Dra. Eluise: Ou essa criança vai sofrer de uma amnésia, um lapso de memória, que é o mais comum e o melhor que pode acontecer com ela. Ou essa criança está sofrendo calada e ai as conseqüência são imprevisíveis. Podendo inclusive se tornar um monstro, porque ela já tem a carga genética do pai e da mãe. Ou ela pode ser o contrário disso tudo. Pode ser os dois extremos. O mais comum é a dissociação, isto é, quando o trauma é muito grande, muito chocante, essas lembranças são apagadas da memória. É com isso que trabalha a EMDR.

Você falou de herança genética, ela influencia?
Dra. Eluise: Existe uma linha de tratamento que eu que eu até utilizo, que se chama Constelação Familiar, do alemão Bert Hellinger, que observa toda a estrutura familiar. Na família desse casal [pai e madrasta da Isabella] é possível que exista alguém com desvio de conduta. Então essa técnica observa a linha genética.

E o que significa a técnica EMDR?
Dra. Eluise: Eye Movement Desensitization and Reprocessing, sigla em inglês que significa Dessensibilização e Reprocessamento através de Movimentos Oculares. É uma técnica específica para o tratamento, em poucas seções, de quem passou por algum trauma: perdas, perdas financeiras, acidentes, mortes. A EMDR é utilizada em casos, por exemplo, como o acidente com o avião da TAM. Ou grandes acidentes, grandes inundações. Quando existe um grupo a ser atendido. Nesses casos os integrantes do grupo da EMDR são acionados para atuar.

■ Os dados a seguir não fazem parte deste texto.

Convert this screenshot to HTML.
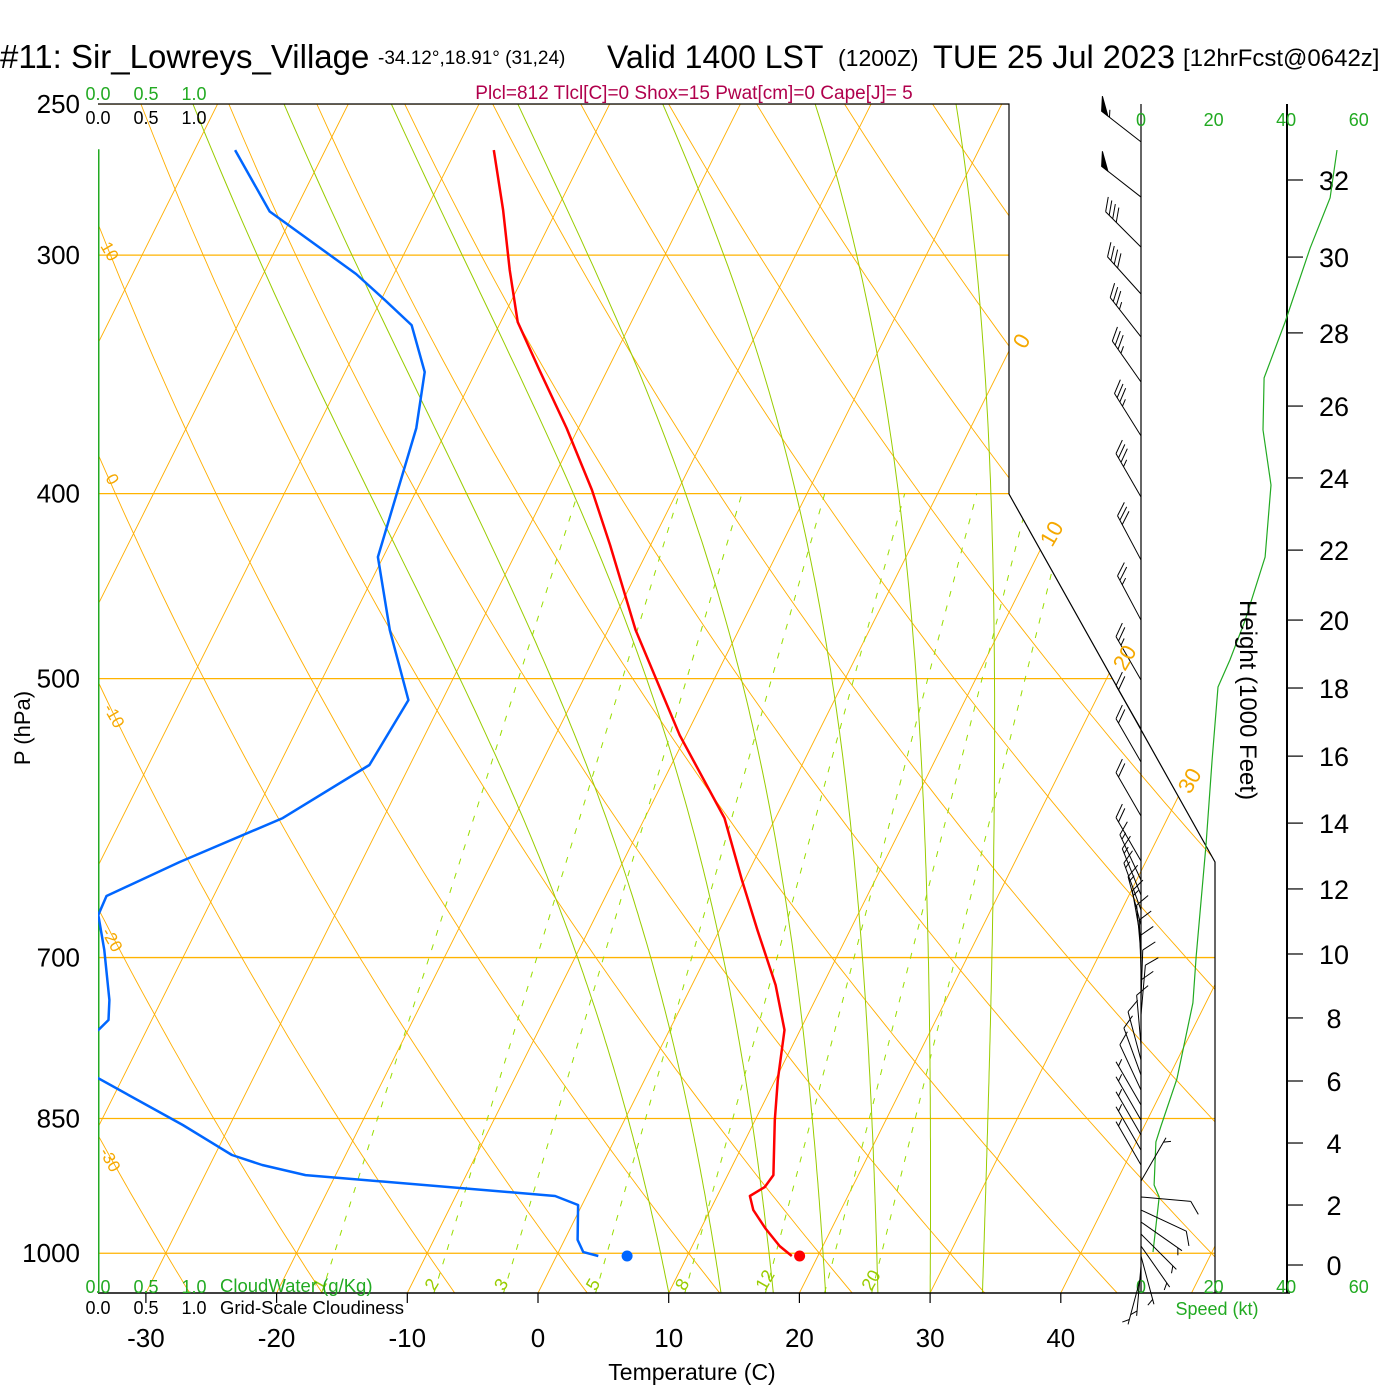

Como é esse trabalho? Quem aciona o profissional?
Dra. Eluise: Existe um grupo humanitário do qual eu faço parte, para atender número grande de pessoas atingidas por perdas de grande impacto. Quando há casos de grande proporção, os integrantes são convocados. Mas essa técnica também é muito boa para tratar vítimas de abusos sexual, emocional, que eram seqüelas que não tinham cura nem na psiquiatria nem na psicologia comum. Com a EMDR você reprocessa a dor.

Como é possível sobreviver depois de uma perda tão grande?
Dra. Eluise: Existe um termo utilizado por nós que é resiliência, que determina a forma como a pessoa reage ao trauma. São pessoas que passam por alguma tragédia e que conseguem sobreviver.

Então é a capacidade de sobreviver?
Dra. Eluise: Imagine uma almofada que afunda quando sentamos nela e quando levantamos, a almofada volta à sua forma normal. Então, a resiliência é a capacidade de sobreviver, de ter vida novamente, e às vezes com mais intensidade. Mas não são todas as pessoas que têm essa capacidade. Resiliência é o poder de superação.

Reparei que mãe foi assediada por pessoas que passaram por drama semelhante, isso sufoca ou ajuda na recuperação? Essa cobrança por um engajamento, ela está preparada?
Dra. Eluise: Ela ainda não está preparada pra isso, mas o contato com outros que passaram por situações semelhantes é uma das coisas boas. Isso é muito válido. Como o trabalho. Quanto mais preencher o tempo melhor, porque ela já está muito exposta. O engajamento suaviza uma dor que não tem nome. O filho que perde o pai é órfão, a mãe que perde o filho, não tem nome. É uma dor sem nome.